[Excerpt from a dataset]
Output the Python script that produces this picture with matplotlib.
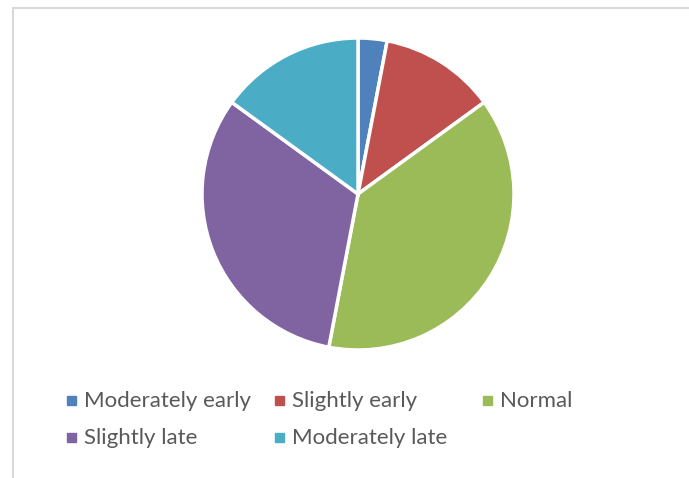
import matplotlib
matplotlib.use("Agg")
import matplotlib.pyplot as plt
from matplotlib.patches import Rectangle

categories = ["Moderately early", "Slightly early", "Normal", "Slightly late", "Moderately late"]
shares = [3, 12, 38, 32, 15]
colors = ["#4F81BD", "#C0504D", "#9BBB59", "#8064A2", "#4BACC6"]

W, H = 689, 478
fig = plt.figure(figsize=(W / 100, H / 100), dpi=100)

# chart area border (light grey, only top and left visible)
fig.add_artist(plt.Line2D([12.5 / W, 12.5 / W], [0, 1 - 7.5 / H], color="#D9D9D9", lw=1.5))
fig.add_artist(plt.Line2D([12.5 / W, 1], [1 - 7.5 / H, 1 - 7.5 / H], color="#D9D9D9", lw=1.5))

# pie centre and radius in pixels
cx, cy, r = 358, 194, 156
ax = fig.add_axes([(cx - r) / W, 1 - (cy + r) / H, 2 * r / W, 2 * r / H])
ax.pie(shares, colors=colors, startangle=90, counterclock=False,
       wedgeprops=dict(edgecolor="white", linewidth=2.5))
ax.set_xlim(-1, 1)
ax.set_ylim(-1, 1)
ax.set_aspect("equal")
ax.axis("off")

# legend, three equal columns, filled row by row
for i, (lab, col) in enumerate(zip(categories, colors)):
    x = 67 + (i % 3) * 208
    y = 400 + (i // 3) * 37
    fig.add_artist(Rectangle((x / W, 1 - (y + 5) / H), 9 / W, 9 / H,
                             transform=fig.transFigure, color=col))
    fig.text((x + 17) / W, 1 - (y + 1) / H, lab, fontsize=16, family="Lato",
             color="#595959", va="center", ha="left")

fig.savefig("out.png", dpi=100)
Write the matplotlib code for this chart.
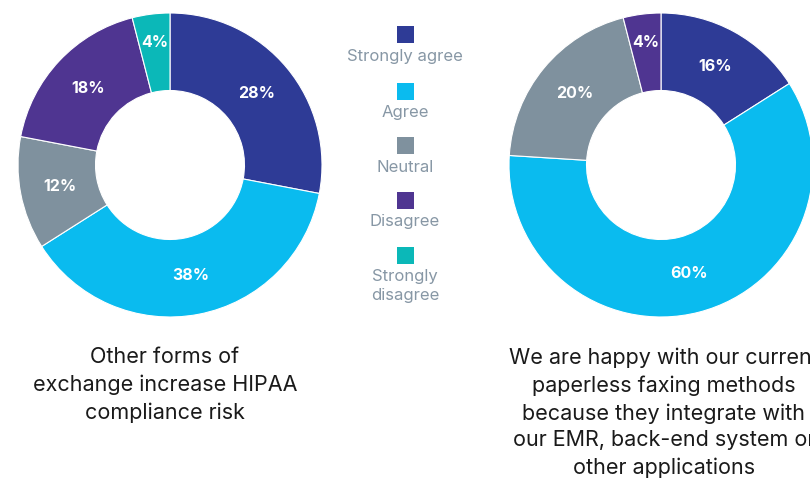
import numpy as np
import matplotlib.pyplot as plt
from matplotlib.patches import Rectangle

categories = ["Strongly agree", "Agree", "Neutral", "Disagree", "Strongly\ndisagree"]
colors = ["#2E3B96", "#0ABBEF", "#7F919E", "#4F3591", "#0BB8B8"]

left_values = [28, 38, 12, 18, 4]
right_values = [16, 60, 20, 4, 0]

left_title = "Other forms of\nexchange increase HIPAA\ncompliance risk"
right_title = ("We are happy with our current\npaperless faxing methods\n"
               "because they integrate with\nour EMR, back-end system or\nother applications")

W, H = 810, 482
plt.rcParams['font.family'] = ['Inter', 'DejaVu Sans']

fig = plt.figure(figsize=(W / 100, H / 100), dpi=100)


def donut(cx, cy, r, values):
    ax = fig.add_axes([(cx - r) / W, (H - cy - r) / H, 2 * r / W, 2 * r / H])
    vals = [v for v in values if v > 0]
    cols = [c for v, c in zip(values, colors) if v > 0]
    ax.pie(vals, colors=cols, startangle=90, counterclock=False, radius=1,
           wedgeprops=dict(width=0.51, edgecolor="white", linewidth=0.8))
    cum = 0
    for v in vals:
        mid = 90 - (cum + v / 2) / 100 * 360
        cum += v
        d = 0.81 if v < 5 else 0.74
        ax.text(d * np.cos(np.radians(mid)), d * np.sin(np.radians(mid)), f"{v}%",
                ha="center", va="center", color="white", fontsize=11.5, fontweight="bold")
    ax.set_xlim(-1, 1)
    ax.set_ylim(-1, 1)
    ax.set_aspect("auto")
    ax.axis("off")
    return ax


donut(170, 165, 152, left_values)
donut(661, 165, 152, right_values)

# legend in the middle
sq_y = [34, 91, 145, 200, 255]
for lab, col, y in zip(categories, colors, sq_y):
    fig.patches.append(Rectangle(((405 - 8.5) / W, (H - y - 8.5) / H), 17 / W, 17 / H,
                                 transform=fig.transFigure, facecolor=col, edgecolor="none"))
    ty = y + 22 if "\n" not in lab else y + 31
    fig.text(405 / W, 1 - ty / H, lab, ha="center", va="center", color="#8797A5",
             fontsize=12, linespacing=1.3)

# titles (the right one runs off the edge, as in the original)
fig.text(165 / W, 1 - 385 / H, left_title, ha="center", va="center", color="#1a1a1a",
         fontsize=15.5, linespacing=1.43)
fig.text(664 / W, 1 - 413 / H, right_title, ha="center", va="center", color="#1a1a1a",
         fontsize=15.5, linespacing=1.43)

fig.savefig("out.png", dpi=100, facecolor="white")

● **What the exercise asks**
Set the listing down in full and exactly. Pictures within it should not appear in the copy.

● **Correct answer**
Output the Python script that produces this picture with matplotlib.
import matplotlib
matplotlib.use("Agg")
import matplotlib.pyplot as plt
from matplotlib.patches import Rectangle

categories = ["Moderately early", "Slightly early", "Normal", "Slightly late", "Moderately late"]
shares = [3, 12, 38, 32, 15]
colors = ["#4F81BD", "#C0504D", "#9BBB59", "#8064A2", "#4BACC6"]

W, H = 689, 478
fig = plt.figure(figsize=(W / 100, H / 100), dpi=100)

# chart area border (light grey, only top and left visible)
fig.add_artist(plt.Line2D([12.5 / W, 12.5 / W], [0, 1 - 7.5 / H], color="#D9D9D9", lw=1.5))
fig.add_artist(plt.Line2D([12.5 / W, 1], [1 - 7.5 / H, 1 - 7.5 / H], color="#D9D9D9", lw=1.5))

# pie centre and radius in pixels
cx, cy, r = 358, 194, 156
ax = fig.add_axes([(cx - r) / W, 1 - (cy + r) / H, 2 * r / W, 2 * r / H])
ax.pie(shares, colors=colors, startangle=90, counterclock=False,
       wedgeprops=dict(edgecolor="white", linewidth=2.5))
ax.set_xlim(-1, 1)
ax.set_ylim(-1, 1)
ax.set_aspect("equal")
ax.axis("off")

# legend, three equal columns, filled row by row
for i, (lab, col) in enumerate(zip(categories, colors)):
    x = 67 + (i % 3) * 208
    y = 400 + (i // 3) * 37
    fig.add_artist(Rectangle((x / W, 1 - (y + 5) / H), 9 / W, 9 / H,
                             transform=fig.transFigure, color=col))
    fig.text((x + 17) / W, 1 - (y + 1) / H, lab, fontsize=16, family="Lato",
             color="#595959", va="center", ha="left")

fig.savefig("out.png", dpi=100)
Write the matplotlib code for this chart.
import numpy as np
import matplotlib.pyplot as plt
from matplotlib.patches import Rectangle

categories = ["Strongly agree", "Agree", "Neutral", "Disagree", "Strongly\ndisagree"]
colors = ["#2E3B96", "#0ABBEF", "#7F919E", "#4F3591", "#0BB8B8"]

left_values = [28, 38, 12, 18, 4]
right_values = [16, 60, 20, 4, 0]

left_title = "Other forms of\nexchange increase HIPAA\ncompliance risk"
right_title = ("We are happy with our current\npaperless faxing methods\n"
               "because they integrate with\nour EMR, back-end system or\nother applications")

W, H = 810, 482
plt.rcParams['font.family'] = ['Inter', 'DejaVu Sans']

fig = plt.figure(figsize=(W / 100, H / 100), dpi=100)


def donut(cx, cy, r, values):
    ax = fig.add_axes([(cx - r) / W, (H - cy - r) / H, 2 * r / W, 2 * r / H])
    vals = [v for v in values if v > 0]
    cols = [c for v, c in zip(values, colors) if v > 0]
    ax.pie(vals, colors=cols, startangle=90, counterclock=False, radius=1,
           wedgeprops=dict(width=0.51, edgecolor="white", linewidth=0.8))
    cum = 0
    for v in vals:
        mid = 90 - (cum + v / 2) / 100 * 360
        cum += v
        d = 0.81 if v < 5 else 0.74
        ax.text(d * np.cos(np.radians(mid)), d * np.sin(np.radians(mid)), f"{v}%",
                ha="center", va="center", color="white", fontsize=11.5, fontweight="bold")
    ax.set_xlim(-1, 1)
    ax.set_ylim(-1, 1)
    ax.set_aspect("auto")
    ax.axis("off")
    return ax


donut(170, 165, 152, left_values)
donut(661, 165, 152, right_values)

# legend in the middle
sq_y = [34, 91, 145, 200, 255]
for lab, col, y in zip(categories, colors, sq_y):
    fig.patches.append(Rectangle(((405 - 8.5) / W, (H - y - 8.5) / H), 17 / W, 17 / H,
                                 transform=fig.transFigure, facecolor=col, edgecolor="none"))
    ty = y + 22 if "\n" not in lab else y + 31
    fig.text(405 / W, 1 - ty / H, lab, ha="center", va="center", color="#8797A5",
             fontsize=12, linespacing=1.3)

# titles (the right one runs off the edge, as in the original)
fig.text(165 / W, 1 - 385 / H, left_title, ha="center", va="center", color="#1a1a1a",
         fontsize=15.5, linespacing=1.43)
fig.text(664 / W, 1 - 413 / H, right_title, ha="center", va="center", color="#1a1a1a",
         fontsize=15.5, linespacing=1.43)

fig.savefig("out.png", dpi=100, facecolor="white")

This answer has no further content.